INDUSTRIAL APPLICABILITY

The embodiments can be adopted in the field of displays that display images or information.

The embodiments can be adopted in the field of displays that display images or information using semiconductor light emitting devices.

The embodiments can be adopted in the field of displays that display images or information using micro-level or nano-level semiconductor light emitting devices.

Claims

1. An assembly substrate structure of a semiconductor light emitting device for a display pixel, comprising:

a first assembly electrode and a second assembly electrode disposed to be spaced apart from each other on a substrate;

an assembly partition wall including a predetermined assembly hole and disposed on the first and second assembly electrodes; and

a first side assembly electrode or a second side assembly electrode electrically connected to the first electrode or the second assembly electrode, respectively,

wherein the first side assembly electrode comprises a first-first horizontal electrode, a first-second horizontal electrode, and a first bridge wiring connecting the first-first horizontal electrode and the first-second horizontal electrode.

2. (canceled)

3. An assembly substrate structure of a semiconductor light emitting device for a display pixel, comprising:

a first assembly electrode and a second assembly electrode disposed to be spaced apart from each other on a substrate;

an assembly partition wall including a predetermined assembly hole and disposed on the first and second assembly electrodes; and

a first side assembly electrode or a second side assembly electrode electrically connected to the first electrode or the second assembly electrode, respectively,

wherein the second side assembly electrode comprises a second-first horizontal electrode, a second-second horizontal electrode, and a second bridge wiring vertically connecting the second-first horizontal electrode and the second-second horizontal electrode.

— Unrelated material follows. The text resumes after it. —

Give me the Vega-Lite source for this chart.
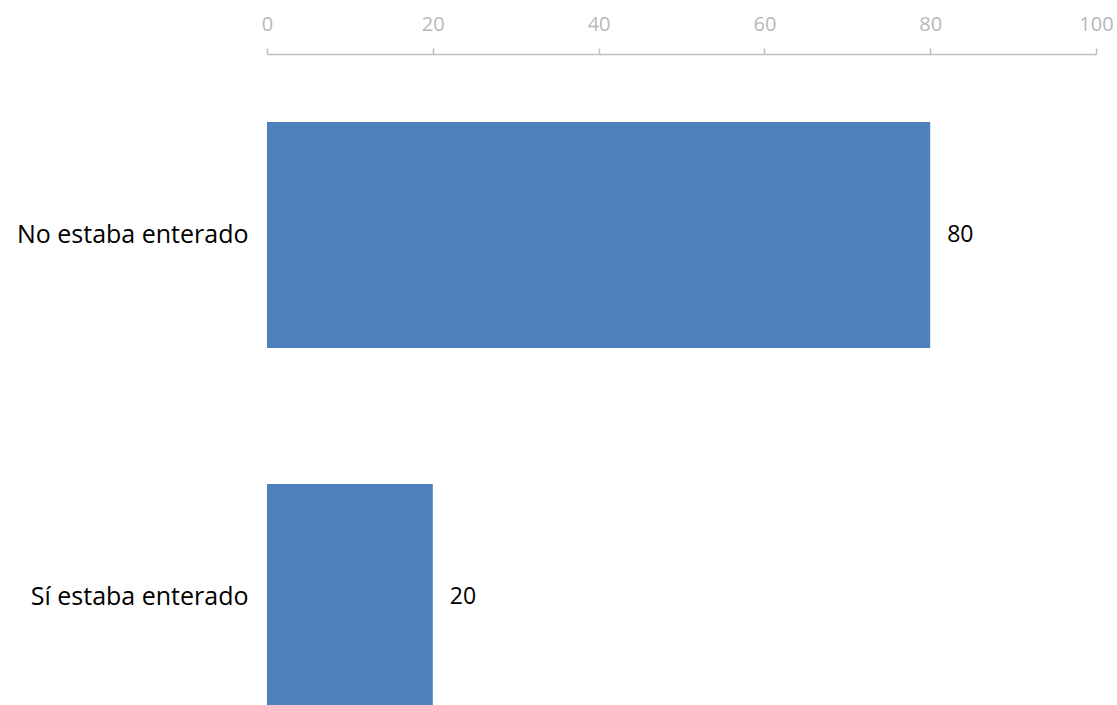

4. An assembly substrate structure of a semiconductor light emitting device for a display pixel, comprising:

a first assembly electrode and a second assembly electrode disposed to be spaced apart from each other on a substrate;

an assembly partition wall including a predetermined assembly hole and disposed on the first and second assembly electrodes;

a first side assembly electrode or a second side assembly electrode electrically connected to the first electrode or the second assembly electrode, respectively; and

a side wiring electrically connected to the first assembly electrode or the second assembly electrode.

5. The assembly substrate structure of the semiconductor light emitting device for the display pixel according to claim 4, wherein an upper end of the side wiring is disposed higher than that of the first side assembly electrode or the second side assembly electrode.

6. An assembly substrate structure of a semiconductor light emitting device for a display pixel, comprising:

a first assembly electrode and a second assembly electrode disposed to be spaced apart from each other on a substrate;

an assembly partition wall including a predetermined assembly hole and disposed on the first and second assembly electrodes;

a first side assembly electrode or a second side assembly electrode electrically connected to the first electrode or the second assembly electrode, respectively; and

a light-transmitting first panel wiring disposed on an upper side of the first side assembly electrode or an upper side of the second side assembly electrode and electrically connected thereto.

7. The assembly substrate structure of the semiconductor light emitting device for the display pixel according to claim 6, wherein the light-transmitting first panel wiring comprises a first-first panel electrode electrically connected to the first side assembly electrode or the second side assembly electrode, and a first-second panel electrode electrically connected to the first-first panel electrode.

8. An assembly substrate structure of a semiconductor light emitting device for a display pixel, comprising:

a third assembly electrode disposed on a substrate;

a fourth assembly electrode disposed on an upper side of the third assembly electrode;

an assembly partition wall including a predetermined assembly hole and disposed on the third and fourth assembly electrodes; and

a first side assembly electrode or a second side assembly electrode electrically connected to the first assembly electrode, respectively,

wherein the first side assembly electrode comprises a first-first horizontal electrode, a first-second horizontal electrode, and a first bridge wiring connecting the first-first horizontal electrode and the first-second horizontal electrode.

9. (canceled)

10. The assembly substrate structure of the semiconductor light emitting device for the display pixel according to claim 8, wherein the third assembly electrode is disposed spaced apart from each other with a predetermined through-space in the substrate, and

wherein the fourth assembly electrode is disposed on an upper side of the through-space of the third assembly electrode.

11. The assembly substrate structure of the semiconductor light emitting device for the display pixel according to claim 10, wherein the third assembly electrode includes a third-first assembly electrode and a third-second assembly electrode that are disposed spaced apart from each other with the through-space.

12. The assembly substrate structure of the semiconductor light emitting device for the display pixel according to claim 11, wherein the fourth assembly electrode comprises a fourth-first assembly electrode disposed within the through-space of the third assembly electrode, and a fourth-second assembly electrode to extend upward from the fourth-first assembly electrode and disposed above the through-space.

13. The assembly substrate structure of the semiconductor light emitting device for the display pixel according to claim 12, wherein the fourth-first assembly electrode is disposed at the same height as the third assembly electrode, and

wherein the fourth-second assembly electrode is disposed at a higher position than the third assembly electrode.

14. A display device including the assembly substrate structure of the semiconductor light emitting device for the display pixel according to claim 1.

15. A display device including the assembly substrate structure of the semiconductor light emitting device for the display pixel according to claim 3.

16. A display device including the assembly substrate structure of the semiconductor light emitting device for the display pixel according to claim 4.

17. A display device including the assembly substrate structure of the semiconductor light emitting device for the display pixel according to claim 6.

18. A display device including the assembly substrate structure of the semiconductor light emitting device for the display pixel according to claim 8.